The President of Namibian Dr Hage Geingob has praised Botswana for its way of handling the diamond industry. President Geingob made the statement when touring the Diamond Trading Company Botswana (DTCB) on Tuesday as part of his two-day state visit to the country. He said facilities at DTCB were impressive and Namibia could learn from the diamond processing arrangement between De Beers and the Botswana government owned Okavango Diamond Company (ODC). DTCB Managing Director, Tabake Kobedi, had explained that they source raw diamonds from De Beers mines in Botswana and elsewhere, cut and polish them before re-selling the commodities back to De Beers and ODC. “We also have similar facilities but these are very impressive. I think we can learn from our brothers. Namibia is not a small player in the industry but we can learn from what you are doing here.

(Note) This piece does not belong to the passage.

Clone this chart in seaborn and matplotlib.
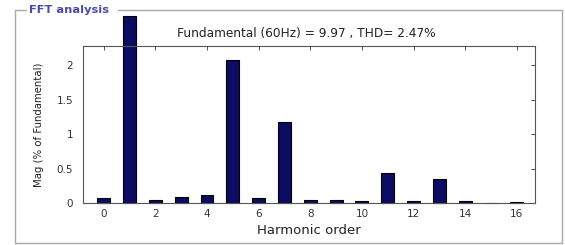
"""FFT analysis bar chart: harmonic spectrum with THD annotation."""

import matplotlib.pyplot as plt
import seaborn as sns
from matplotlib.lines import Line2D

# harmonic spectrum (% of fundamental)
orders = list(range(17))
mags = [0.07, 2.71, 0.05, 0.09, 0.12, 2.07, 0.07, 1.17, 0.05,
        0.05, 0.03, 0.43, 0.03, 0.35, 0.03, 0.005, 0.02]
xticks = [0, 2, 4, 6, 8, 10, 12, 14, 16]
yticks = [0, 0.5, 1, 1.5, 2]
yticklabels = ["0", "0.5", "1", "1.5", "2"]

BAR_COLOR = "#0c0c63"
FRAME_COLOR = "#a8a8a8"


def main():
    sns.set_style("white")
    plt.rcParams["font.family"] = ["DejaVu Sans"]

    fig = plt.figure(figsize=(5.65, 2.45), dpi=100)
    fig.patch.set_facecolor("white")
    ax = fig.add_axes([83 / 565, 1 - 203 / 245, (535 - 83) / 565, (203 - 46) / 245])

    sns.barplot(x=orders, y=mags, native_scale=True, width=0.5, color=BAR_COLOR,
                saturation=1, edgecolor="black", linewidth=0.8, ax=ax)
    for p in ax.patches:
        p.set_clip_on(False)

    ax.set_xlim(-0.8, 16.7)
    ax.set_ylim(0, 2.28)
    ax.set_xticks(xticks)
    ax.set_xticklabels([str(t) for t in xticks])
    ax.set_yticks(yticks)
    ax.set_yticklabels(yticklabels)
    ax.tick_params(direction="in", length=3, width=0.6, labelsize=7.5,
                   top=True, right=True, colors="#333333")
    ax.tick_params(axis="y", pad=7)
    ax.tick_params(axis="x", pad=4)
    for s in ax.spines.values():
        s.set_visible(True)
        s.set_color("#555555")
        s.set_linewidth(0.8)

    ax.set_xlabel("Harmonic order", fontsize=9.5, color="#222222", labelpad=4)
    ax.set_ylabel("Mag (% of Fundamental)", fontsize=7.3, color="#222222", labelpad=9)
    fig.text(306 / 565, 1 - 33 / 245, "Fundamental (60Hz) = 9.97 , THD= 2.47%",
             ha="center", va="center", fontsize=8.7, color="#222222")

    # group box around the plot
    x0, x1 = 15 / 565, 562 / 565
    y0, y1 = 1 - 243 / 245, 1 - 10 / 245
    kw = dict(color=FRAME_COLOR, linewidth=1.0, transform=fig.transFigure)
    fig.add_artist(Line2D([x0, x0], [y0, y1], **kw))
    fig.add_artist(Line2D([x1, x1], [y0, y1], **kw))
    fig.add_artist(Line2D([x0, x1], [y0, y0], **kw))
    fig.add_artist(Line2D([x0, 26 / 565], [y1, y1], **kw))
    fig.add_artist(Line2D([118 / 565, x1], [y1, y1], **kw))
    fig.text(29 / 565, y1, "FFT analysis", ha="left", va="center",
             fontsize=8.2, fontweight="bold", color="#4a4aa8")

    fig.savefig("out.png", dpi=100)
    plt.close(fig)


if __name__ == "__main__":
    main()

Collaboration is great, we have the best of relationships with Botswana,”said Dr Geingob, adding that the two countries have always enjoyed good realtions and could work together in diamond business.
Dr Geingob commended Botswana and Namibia as some of the few countries in Africa where there is smooth transition of power, saying the two countries are setting the tone for a new Africa where leaders do not come to power through coups. He said since former President Sir Ketumile Masire set the tone in 1998 by voluntarily relinquishing power 28 more African leaders have followed suit. As part of his state visit Dr Geingob met President Ian Khama to deliberate on bilateral, regional and international issues of mutual interest before attending a luncheon hosted by the latter on Monday. Dr Geingob said Botswana has a sound democratic governance architecture, well managed economy and low corruption rate, which is admired by many African nations. “Be proud of what you are doing, sometimes people don’t appreciate what they have until it’s gone,” he said, adding that he is aware that Botswana faces challenges among them poverty and unemployment, which he said the country can overcome.

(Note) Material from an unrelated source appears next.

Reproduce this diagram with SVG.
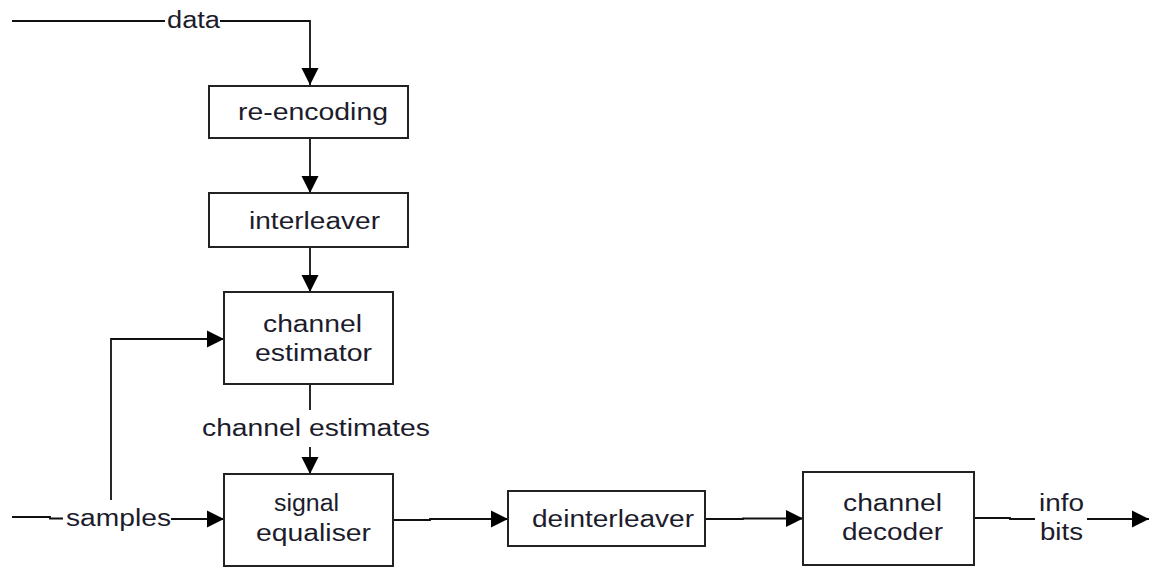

The two Presidents also discussed ways to address the challenges like the energy crisis in the region, drought and water scarcity. Dr Geingob said Namibia has provided Botswana with a dry port at Walvis Bay so that the country could have access to the sea, and enjoy the benefits of unrestricted trade. Dr Geingob also participated at the official opening of the Botswana-Namibia Business Seminar on Tuesday morning, before he toured the Diamond Trading Company of Botswana (DTCB) in Gaborone. He also toured the world's biggest diamond producer by value- Debswana's Jwaneng Mine, before returning home on Tuesday afternoon.